**THE TASK**: Retype the opening lines of the listing below, ending with the line that contains "-118], [36, -49]]", and leave out any pictures.

Items from a data source
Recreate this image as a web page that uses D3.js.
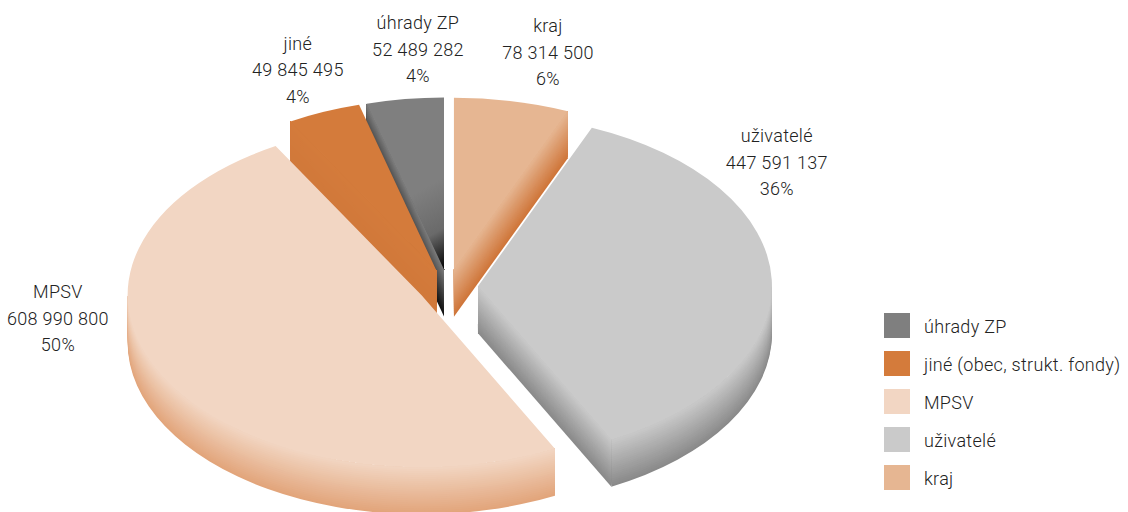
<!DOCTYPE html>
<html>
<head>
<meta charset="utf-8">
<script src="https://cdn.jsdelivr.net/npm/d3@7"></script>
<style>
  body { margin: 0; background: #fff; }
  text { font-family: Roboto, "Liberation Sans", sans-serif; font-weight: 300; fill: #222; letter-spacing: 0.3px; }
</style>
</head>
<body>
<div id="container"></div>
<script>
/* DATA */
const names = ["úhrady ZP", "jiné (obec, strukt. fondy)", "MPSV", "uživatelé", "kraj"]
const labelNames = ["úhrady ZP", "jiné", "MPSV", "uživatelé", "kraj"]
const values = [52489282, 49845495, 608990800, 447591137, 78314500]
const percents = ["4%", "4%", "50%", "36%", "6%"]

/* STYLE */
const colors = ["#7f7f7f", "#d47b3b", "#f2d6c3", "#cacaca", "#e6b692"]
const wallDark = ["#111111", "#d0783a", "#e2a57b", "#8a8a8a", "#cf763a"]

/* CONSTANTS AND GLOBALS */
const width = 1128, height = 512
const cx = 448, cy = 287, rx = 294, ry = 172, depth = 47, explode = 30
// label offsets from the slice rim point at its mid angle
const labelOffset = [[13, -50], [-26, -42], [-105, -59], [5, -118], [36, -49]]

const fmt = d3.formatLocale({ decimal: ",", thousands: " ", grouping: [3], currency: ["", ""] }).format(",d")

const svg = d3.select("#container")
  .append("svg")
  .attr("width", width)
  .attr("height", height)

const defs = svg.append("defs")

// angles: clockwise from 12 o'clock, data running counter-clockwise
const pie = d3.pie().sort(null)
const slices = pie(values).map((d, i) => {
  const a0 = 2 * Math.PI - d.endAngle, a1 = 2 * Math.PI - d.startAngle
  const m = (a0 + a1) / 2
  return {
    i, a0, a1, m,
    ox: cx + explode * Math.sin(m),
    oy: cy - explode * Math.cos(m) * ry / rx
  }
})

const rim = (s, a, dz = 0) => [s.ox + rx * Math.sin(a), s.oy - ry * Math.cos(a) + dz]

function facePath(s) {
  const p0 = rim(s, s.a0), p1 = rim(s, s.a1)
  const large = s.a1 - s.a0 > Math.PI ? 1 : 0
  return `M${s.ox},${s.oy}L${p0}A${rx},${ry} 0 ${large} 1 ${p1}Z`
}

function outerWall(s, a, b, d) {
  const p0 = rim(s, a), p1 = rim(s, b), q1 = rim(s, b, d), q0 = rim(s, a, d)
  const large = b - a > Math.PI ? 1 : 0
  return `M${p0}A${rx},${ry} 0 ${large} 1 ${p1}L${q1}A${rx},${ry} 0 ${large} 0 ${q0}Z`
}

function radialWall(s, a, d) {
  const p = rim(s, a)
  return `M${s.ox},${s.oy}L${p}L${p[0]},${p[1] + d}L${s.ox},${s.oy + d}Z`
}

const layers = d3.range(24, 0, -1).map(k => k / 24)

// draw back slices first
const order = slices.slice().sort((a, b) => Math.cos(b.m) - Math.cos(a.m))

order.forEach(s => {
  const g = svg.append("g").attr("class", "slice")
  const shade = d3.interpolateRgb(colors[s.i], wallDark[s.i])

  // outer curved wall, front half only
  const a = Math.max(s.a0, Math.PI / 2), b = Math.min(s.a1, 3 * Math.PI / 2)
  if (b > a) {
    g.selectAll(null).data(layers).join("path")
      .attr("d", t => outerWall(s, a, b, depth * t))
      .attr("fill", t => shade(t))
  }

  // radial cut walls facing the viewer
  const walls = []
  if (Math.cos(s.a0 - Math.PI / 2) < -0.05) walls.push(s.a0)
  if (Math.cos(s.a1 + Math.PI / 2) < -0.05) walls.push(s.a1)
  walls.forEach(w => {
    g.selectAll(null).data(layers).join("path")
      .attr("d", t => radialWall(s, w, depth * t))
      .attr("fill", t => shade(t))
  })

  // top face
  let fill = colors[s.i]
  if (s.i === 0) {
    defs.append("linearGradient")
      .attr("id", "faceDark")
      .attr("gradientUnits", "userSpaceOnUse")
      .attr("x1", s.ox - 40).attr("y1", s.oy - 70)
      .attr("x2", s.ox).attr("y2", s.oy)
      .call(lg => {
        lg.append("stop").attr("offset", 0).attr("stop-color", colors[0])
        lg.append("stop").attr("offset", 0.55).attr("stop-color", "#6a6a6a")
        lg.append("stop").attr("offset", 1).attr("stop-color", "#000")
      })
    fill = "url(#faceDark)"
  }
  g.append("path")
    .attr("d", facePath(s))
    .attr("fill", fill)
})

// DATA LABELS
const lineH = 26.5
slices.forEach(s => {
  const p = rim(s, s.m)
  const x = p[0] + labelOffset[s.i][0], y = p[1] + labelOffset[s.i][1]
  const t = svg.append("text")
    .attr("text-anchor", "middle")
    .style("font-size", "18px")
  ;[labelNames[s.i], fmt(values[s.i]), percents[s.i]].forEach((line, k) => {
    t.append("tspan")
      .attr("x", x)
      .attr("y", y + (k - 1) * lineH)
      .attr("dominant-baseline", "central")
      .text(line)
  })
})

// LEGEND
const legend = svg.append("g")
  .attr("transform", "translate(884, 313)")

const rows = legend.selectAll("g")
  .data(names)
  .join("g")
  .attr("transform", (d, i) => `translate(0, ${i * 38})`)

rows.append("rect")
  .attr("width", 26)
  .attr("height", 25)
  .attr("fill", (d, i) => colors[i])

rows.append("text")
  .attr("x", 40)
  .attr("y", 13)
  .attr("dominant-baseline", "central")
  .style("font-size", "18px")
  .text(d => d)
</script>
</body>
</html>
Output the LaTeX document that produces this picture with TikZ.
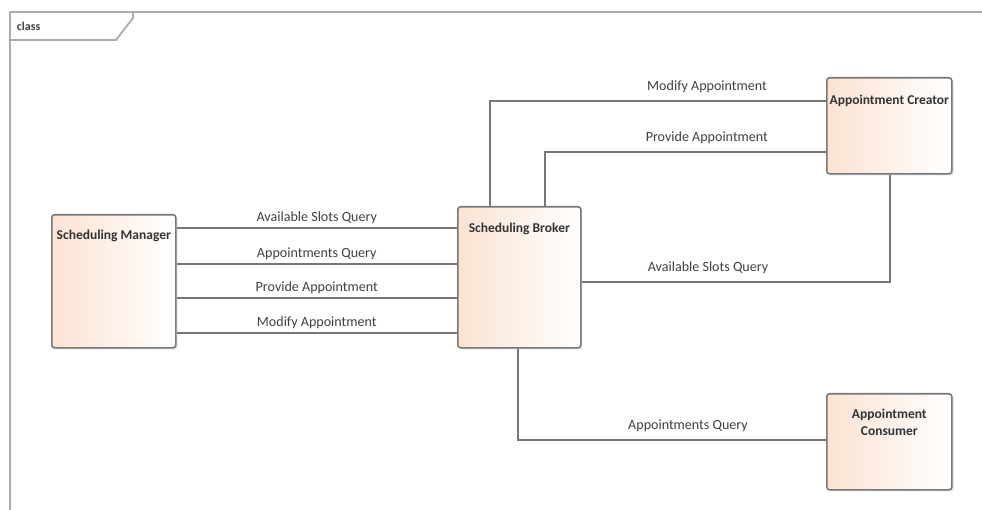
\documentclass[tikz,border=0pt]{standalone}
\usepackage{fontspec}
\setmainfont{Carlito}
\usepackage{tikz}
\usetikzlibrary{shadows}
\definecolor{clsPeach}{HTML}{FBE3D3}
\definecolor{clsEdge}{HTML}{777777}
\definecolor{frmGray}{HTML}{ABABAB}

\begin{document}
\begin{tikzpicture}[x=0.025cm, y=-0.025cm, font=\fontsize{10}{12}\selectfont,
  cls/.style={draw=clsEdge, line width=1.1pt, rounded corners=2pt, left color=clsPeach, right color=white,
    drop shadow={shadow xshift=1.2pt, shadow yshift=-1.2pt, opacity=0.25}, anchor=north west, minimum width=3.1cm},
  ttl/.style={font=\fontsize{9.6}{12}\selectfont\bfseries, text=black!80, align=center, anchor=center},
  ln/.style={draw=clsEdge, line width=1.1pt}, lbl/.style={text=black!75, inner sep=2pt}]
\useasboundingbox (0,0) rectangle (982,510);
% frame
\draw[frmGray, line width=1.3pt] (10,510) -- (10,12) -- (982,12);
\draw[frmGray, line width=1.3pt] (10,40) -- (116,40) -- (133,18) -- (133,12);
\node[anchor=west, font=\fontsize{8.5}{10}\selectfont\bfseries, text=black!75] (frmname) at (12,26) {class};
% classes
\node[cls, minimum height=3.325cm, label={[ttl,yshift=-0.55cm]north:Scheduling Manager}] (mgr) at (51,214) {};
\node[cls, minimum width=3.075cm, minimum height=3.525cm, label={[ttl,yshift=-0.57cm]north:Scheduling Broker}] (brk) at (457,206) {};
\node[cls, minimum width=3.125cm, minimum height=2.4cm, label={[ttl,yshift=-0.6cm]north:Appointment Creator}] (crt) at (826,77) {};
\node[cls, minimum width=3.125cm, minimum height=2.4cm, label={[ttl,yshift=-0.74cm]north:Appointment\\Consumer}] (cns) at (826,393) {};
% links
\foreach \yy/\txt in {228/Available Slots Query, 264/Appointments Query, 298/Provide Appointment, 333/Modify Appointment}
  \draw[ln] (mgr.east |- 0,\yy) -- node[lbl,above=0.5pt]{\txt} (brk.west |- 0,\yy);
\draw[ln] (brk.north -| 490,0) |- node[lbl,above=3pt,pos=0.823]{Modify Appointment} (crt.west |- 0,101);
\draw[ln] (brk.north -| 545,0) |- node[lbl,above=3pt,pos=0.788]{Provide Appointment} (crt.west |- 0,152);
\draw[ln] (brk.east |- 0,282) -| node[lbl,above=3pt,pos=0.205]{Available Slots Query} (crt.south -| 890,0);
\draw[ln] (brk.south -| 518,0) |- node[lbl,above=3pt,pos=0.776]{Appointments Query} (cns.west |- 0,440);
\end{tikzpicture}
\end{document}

**RESPONSE BELOW**:
Recreate this image as a web page that uses D3.js.
<!DOCTYPE html>
<html>
<head>
<meta charset="utf-8">
<script src="https://cdn.jsdelivr.net/npm/d3@7"></script>
<style>
  body { margin: 0; background: #fff; }
  text { font-family: Roboto, "Liberation Sans", sans-serif; font-weight: 300; fill: #222; letter-spacing: 0.3px; }
</style>
</head>
<body>
<div id="container"></div>
<script>
/* DATA */
const names = ["úhrady ZP", "jiné (obec, strukt. fondy)", "MPSV", "uživatelé", "kraj"]
const labelNames = ["úhrady ZP", "jiné", "MPSV", "uživatelé", "kraj"]
const values = [52489282, 49845495, 608990800, 447591137, 78314500]
const percents = ["4%", "4%", "50%", "36%", "6%"]

/* STYLE */
const colors = ["#7f7f7f", "#d47b3b", "#f2d6c3", "#cacaca", "#e6b692"]
const wallDark = ["#111111", "#d0783a", "#e2a57b", "#8a8a8a", "#cf763a"]

/* CONSTANTS AND GLOBALS */
const width = 1128, height = 512
const cx = 448, cy = 287, rx = 294, ry = 172, depth = 47, explode = 30
// label offsets from the slice rim point at its mid angle
const labelOffset = [[13, -50], [-26, -42], [-105, -59], [5, -118], [36, -49]]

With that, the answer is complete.